» Provided information:
•••••

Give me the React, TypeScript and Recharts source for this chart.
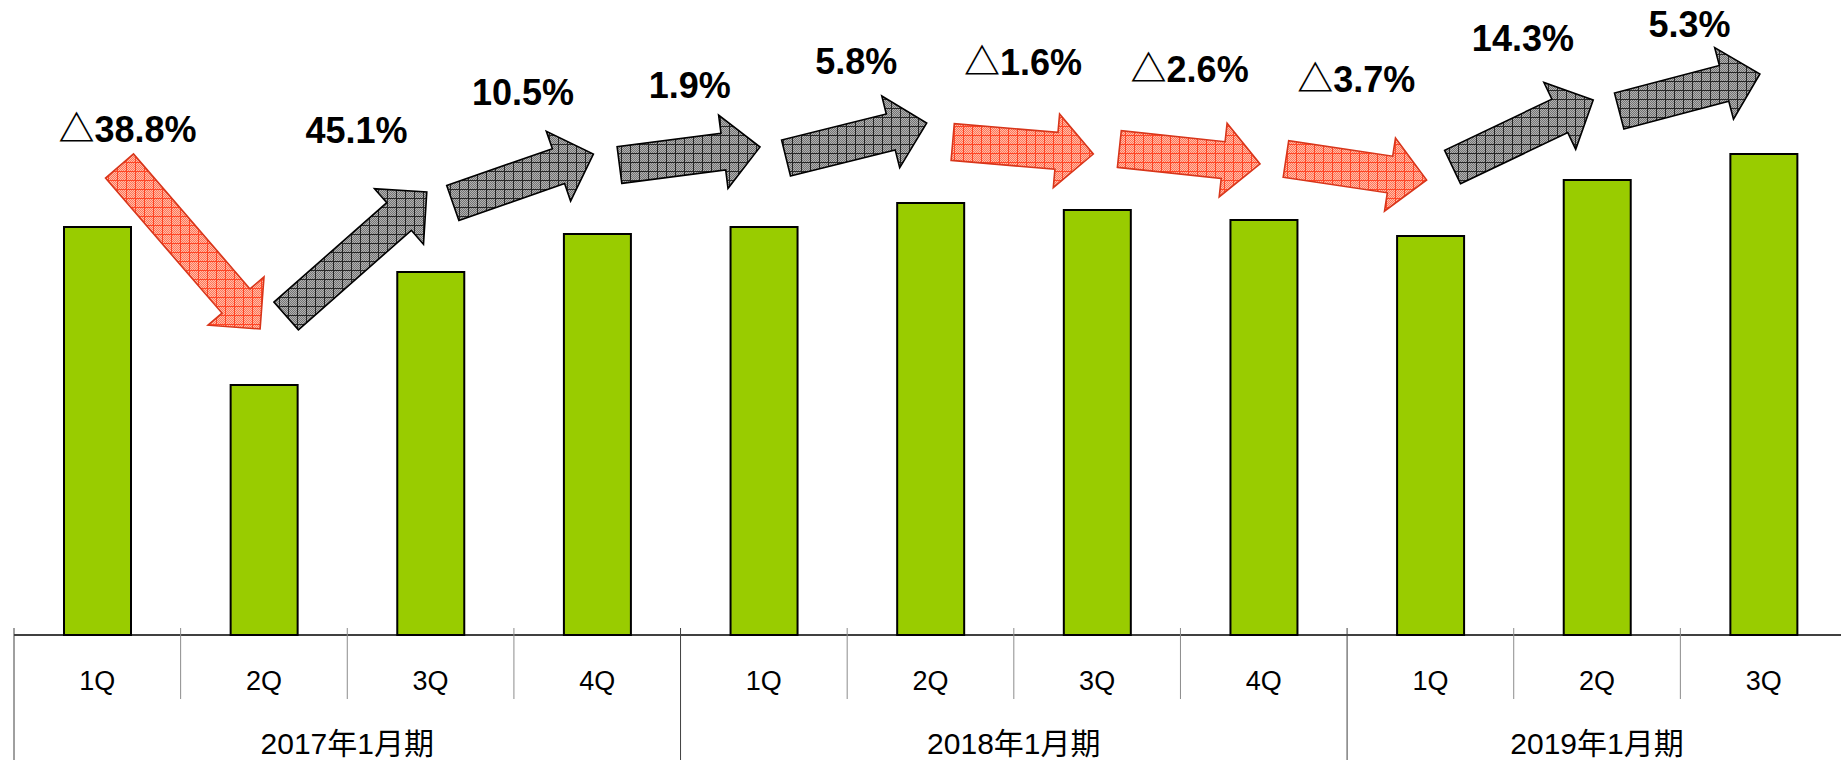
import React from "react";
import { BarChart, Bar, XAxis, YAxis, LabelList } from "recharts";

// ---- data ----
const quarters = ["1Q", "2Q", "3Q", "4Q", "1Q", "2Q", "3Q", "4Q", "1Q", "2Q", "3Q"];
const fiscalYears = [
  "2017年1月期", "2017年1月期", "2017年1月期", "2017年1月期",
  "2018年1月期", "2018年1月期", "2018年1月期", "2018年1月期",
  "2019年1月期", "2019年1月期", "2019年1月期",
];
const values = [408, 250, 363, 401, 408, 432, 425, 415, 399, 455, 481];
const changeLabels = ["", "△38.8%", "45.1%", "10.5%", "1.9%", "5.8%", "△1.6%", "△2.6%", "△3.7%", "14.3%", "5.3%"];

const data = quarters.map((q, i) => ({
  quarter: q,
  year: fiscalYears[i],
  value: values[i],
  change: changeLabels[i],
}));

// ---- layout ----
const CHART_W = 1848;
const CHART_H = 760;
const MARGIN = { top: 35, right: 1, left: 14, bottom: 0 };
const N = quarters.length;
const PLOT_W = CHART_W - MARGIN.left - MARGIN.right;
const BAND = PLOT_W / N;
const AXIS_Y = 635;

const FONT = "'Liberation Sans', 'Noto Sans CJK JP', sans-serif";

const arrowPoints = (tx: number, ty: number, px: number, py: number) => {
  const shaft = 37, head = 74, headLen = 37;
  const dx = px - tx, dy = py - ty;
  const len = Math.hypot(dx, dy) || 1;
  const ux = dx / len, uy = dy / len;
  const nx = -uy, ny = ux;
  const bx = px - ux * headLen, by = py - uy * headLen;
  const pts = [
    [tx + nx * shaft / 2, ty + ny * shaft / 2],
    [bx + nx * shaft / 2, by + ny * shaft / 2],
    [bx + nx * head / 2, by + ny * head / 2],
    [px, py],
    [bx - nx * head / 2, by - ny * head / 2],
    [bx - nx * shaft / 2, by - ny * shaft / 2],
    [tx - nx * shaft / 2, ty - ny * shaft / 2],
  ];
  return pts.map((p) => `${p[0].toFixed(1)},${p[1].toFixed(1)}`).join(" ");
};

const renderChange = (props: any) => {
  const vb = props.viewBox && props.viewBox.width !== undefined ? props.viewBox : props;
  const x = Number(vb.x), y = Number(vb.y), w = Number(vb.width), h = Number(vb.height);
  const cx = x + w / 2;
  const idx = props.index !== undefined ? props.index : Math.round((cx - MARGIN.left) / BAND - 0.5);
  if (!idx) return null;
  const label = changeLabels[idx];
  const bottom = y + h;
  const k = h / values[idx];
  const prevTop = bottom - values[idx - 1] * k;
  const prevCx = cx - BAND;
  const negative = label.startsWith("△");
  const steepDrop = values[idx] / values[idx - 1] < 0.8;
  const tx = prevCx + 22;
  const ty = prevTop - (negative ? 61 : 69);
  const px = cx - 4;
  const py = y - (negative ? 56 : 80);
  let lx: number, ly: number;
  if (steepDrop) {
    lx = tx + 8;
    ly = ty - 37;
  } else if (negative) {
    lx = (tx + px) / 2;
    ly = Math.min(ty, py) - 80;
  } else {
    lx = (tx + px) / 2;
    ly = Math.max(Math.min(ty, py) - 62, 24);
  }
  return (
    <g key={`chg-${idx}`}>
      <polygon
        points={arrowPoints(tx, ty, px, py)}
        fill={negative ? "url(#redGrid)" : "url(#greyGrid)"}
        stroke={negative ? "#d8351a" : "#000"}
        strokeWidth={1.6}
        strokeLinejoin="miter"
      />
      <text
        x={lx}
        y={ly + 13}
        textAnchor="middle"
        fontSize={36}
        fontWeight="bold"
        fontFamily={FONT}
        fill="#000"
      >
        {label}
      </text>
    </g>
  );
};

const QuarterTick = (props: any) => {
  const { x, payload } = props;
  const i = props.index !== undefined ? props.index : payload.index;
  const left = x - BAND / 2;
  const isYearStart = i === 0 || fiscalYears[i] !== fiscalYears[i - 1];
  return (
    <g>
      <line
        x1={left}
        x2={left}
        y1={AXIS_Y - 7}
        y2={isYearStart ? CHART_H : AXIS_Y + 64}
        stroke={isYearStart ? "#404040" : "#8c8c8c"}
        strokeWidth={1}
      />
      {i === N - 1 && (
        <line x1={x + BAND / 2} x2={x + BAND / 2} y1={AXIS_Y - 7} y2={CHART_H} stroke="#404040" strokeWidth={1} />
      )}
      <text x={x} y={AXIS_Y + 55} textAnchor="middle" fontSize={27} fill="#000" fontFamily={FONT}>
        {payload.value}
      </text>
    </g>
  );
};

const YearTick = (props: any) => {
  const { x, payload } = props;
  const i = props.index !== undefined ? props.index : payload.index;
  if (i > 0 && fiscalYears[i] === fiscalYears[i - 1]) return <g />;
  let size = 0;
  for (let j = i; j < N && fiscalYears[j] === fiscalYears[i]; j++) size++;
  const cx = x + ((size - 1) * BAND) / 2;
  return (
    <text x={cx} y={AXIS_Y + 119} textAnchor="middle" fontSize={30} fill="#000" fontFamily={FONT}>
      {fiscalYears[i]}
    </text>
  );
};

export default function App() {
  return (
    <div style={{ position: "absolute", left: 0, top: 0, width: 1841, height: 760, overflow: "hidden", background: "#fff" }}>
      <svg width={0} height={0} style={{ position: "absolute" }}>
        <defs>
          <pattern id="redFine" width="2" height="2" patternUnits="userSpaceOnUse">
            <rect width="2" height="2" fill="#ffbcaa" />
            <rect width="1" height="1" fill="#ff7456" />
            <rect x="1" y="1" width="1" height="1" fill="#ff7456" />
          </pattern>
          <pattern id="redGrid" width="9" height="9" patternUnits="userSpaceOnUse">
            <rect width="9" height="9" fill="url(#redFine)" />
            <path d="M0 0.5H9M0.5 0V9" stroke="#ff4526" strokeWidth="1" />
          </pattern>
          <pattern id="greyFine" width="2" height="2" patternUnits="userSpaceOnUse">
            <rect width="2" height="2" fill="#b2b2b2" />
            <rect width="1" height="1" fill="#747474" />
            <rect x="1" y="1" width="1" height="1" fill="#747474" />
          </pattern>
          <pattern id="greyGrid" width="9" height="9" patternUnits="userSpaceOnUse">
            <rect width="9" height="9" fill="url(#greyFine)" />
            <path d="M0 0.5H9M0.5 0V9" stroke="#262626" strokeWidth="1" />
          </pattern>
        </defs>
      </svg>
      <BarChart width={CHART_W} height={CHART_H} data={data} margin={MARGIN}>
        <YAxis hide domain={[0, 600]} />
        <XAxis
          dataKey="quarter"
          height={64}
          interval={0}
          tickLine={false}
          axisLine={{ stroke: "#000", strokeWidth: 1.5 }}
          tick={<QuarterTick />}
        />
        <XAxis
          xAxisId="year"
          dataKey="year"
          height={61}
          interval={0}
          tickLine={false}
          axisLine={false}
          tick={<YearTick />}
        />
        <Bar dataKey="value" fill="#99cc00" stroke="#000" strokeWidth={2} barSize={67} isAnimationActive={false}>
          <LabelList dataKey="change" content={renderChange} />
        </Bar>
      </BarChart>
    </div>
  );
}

•••••

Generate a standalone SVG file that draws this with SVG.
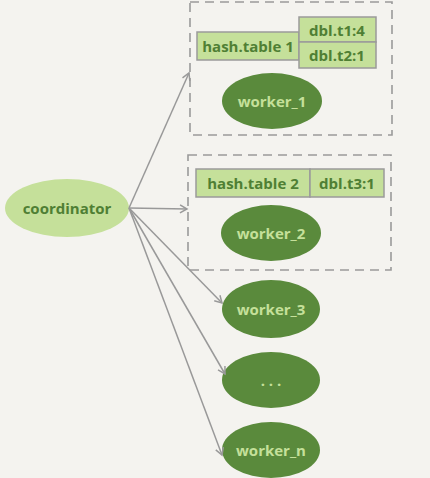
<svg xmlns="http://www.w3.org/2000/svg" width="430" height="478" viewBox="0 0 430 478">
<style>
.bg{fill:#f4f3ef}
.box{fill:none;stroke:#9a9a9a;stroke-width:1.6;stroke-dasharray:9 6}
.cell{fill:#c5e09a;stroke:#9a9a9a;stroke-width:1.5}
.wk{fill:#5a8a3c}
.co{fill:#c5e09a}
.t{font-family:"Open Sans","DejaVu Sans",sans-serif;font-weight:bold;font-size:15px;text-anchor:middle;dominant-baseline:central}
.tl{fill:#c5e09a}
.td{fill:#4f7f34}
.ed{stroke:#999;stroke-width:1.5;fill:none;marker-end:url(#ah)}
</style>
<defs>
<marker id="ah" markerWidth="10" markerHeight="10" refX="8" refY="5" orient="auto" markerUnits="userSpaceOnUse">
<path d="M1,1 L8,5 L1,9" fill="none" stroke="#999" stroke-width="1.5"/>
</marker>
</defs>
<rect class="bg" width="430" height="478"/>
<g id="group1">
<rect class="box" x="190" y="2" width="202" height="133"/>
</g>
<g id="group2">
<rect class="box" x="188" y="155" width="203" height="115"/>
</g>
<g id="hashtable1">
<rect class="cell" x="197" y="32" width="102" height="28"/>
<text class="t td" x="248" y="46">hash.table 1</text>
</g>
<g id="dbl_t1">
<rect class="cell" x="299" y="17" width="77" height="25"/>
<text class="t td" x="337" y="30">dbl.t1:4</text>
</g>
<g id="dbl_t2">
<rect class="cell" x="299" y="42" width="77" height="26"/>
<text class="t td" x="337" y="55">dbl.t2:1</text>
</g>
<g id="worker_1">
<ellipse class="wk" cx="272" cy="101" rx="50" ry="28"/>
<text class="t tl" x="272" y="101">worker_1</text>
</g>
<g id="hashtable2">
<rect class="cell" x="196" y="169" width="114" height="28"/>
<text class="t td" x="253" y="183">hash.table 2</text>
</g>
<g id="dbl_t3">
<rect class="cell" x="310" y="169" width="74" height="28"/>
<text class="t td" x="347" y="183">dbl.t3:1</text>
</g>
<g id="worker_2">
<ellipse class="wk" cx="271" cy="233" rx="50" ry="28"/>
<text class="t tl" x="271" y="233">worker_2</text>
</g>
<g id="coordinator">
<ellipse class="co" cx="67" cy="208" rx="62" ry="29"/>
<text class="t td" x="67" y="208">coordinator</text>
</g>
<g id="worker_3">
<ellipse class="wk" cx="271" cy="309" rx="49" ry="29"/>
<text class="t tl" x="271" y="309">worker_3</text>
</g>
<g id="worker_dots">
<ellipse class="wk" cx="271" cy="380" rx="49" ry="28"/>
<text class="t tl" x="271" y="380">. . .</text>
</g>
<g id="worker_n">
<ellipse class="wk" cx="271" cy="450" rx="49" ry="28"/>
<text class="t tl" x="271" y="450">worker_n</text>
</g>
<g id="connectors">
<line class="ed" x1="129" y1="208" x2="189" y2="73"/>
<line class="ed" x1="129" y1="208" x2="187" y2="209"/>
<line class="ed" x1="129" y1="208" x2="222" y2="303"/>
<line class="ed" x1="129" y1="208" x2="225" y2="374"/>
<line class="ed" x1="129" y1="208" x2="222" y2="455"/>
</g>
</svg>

•••••

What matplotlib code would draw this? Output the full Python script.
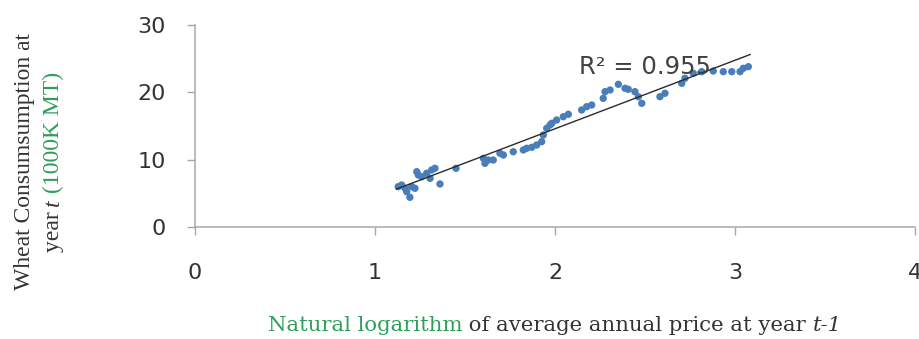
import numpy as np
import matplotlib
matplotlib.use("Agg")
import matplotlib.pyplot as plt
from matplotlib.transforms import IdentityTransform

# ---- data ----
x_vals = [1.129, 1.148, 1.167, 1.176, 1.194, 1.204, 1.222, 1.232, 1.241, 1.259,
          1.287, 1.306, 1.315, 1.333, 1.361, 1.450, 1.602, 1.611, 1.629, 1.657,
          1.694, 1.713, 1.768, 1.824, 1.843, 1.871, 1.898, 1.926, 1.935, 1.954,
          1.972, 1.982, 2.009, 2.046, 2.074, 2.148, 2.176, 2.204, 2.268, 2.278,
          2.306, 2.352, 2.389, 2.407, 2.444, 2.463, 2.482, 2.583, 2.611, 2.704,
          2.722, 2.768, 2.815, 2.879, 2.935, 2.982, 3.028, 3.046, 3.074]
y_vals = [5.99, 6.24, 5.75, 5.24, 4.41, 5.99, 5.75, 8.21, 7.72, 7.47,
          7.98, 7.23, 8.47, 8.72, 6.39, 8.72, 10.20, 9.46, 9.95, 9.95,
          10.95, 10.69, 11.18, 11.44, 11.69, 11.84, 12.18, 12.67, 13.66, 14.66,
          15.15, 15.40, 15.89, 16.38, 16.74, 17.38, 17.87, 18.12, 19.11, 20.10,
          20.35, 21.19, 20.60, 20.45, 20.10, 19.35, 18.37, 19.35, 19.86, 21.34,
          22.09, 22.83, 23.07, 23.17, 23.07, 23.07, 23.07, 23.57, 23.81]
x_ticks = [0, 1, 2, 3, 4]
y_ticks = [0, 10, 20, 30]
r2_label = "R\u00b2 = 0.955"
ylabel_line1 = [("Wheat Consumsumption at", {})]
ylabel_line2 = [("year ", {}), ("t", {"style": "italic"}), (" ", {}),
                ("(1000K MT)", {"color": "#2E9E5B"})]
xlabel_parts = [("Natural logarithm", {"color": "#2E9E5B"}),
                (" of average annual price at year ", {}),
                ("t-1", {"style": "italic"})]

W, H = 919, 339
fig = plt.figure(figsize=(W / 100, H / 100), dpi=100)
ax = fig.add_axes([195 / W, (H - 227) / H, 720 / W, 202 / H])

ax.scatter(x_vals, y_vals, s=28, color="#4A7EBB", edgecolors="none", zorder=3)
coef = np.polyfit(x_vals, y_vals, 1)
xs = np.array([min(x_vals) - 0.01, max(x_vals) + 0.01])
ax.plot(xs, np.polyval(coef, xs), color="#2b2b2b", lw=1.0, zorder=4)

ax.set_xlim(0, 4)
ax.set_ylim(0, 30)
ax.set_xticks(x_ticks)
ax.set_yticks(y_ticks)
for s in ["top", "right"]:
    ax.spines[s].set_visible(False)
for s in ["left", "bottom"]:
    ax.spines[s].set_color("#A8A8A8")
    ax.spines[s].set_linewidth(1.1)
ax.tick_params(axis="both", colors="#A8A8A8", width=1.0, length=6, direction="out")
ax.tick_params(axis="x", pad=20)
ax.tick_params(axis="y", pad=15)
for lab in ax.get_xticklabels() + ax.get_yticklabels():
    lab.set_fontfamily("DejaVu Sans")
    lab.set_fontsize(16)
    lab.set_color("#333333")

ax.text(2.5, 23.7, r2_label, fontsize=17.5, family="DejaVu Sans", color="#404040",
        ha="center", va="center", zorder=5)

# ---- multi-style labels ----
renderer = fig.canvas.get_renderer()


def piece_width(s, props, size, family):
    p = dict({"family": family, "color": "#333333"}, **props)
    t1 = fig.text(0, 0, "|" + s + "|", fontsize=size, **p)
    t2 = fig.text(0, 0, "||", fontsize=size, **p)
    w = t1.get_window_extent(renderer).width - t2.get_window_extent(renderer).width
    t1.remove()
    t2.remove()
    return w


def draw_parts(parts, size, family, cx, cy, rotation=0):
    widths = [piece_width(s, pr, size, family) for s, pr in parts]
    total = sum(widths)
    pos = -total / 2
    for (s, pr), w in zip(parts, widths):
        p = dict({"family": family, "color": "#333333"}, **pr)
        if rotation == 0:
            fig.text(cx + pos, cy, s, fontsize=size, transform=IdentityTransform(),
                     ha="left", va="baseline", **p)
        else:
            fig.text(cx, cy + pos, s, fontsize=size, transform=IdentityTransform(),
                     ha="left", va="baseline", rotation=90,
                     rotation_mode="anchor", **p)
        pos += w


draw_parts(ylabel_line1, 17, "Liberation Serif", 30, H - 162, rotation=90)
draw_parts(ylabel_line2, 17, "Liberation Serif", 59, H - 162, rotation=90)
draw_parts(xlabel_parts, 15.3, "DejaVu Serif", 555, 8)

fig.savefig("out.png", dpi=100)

•••••

» Instructions to follow: Write out the lines beginning with the one that contains "Give me the" and ending with the one that contains "Sans', 'Noto Sans", exactly as given. Leave pictures out.

» Output of the task:
Give me the React, TypeScript and Recharts source for this chart.
import React from "react";
import { BarChart, Bar, XAxis, YAxis, LabelList } from "recharts";

// ---- data ----
const quarters = ["1Q", "2Q", "3Q", "4Q", "1Q", "2Q", "3Q", "4Q", "1Q", "2Q", "3Q"];
const fiscalYears = [
  "2017年1月期", "2017年1月期", "2017年1月期", "2017年1月期",
  "2018年1月期", "2018年1月期", "2018年1月期", "2018年1月期",
  "2019年1月期", "2019年1月期", "2019年1月期",
];
const values = [408, 250, 363, 401, 408, 432, 425, 415, 399, 455, 481];
const changeLabels = ["", "△38.8%", "45.1%", "10.5%", "1.9%", "5.8%", "△1.6%", "△2.6%", "△3.7%", "14.3%", "5.3%"];

const data = quarters.map((q, i) => ({
  quarter: q,
  year: fiscalYears[i],
  value: values[i],
  change: changeLabels[i],
}));

// ---- layout ----
const CHART_W = 1848;
const CHART_H = 760;
const MARGIN = { top: 35, right: 1, left: 14, bottom: 0 };
const N = quarters.length;
const PLOT_W = CHART_W - MARGIN.left - MARGIN.right;
const BAND = PLOT_W / N;
const AXIS_Y = 635;

const FONT = "'Liberation Sans', 'Noto Sans CJK JP', sans-serif";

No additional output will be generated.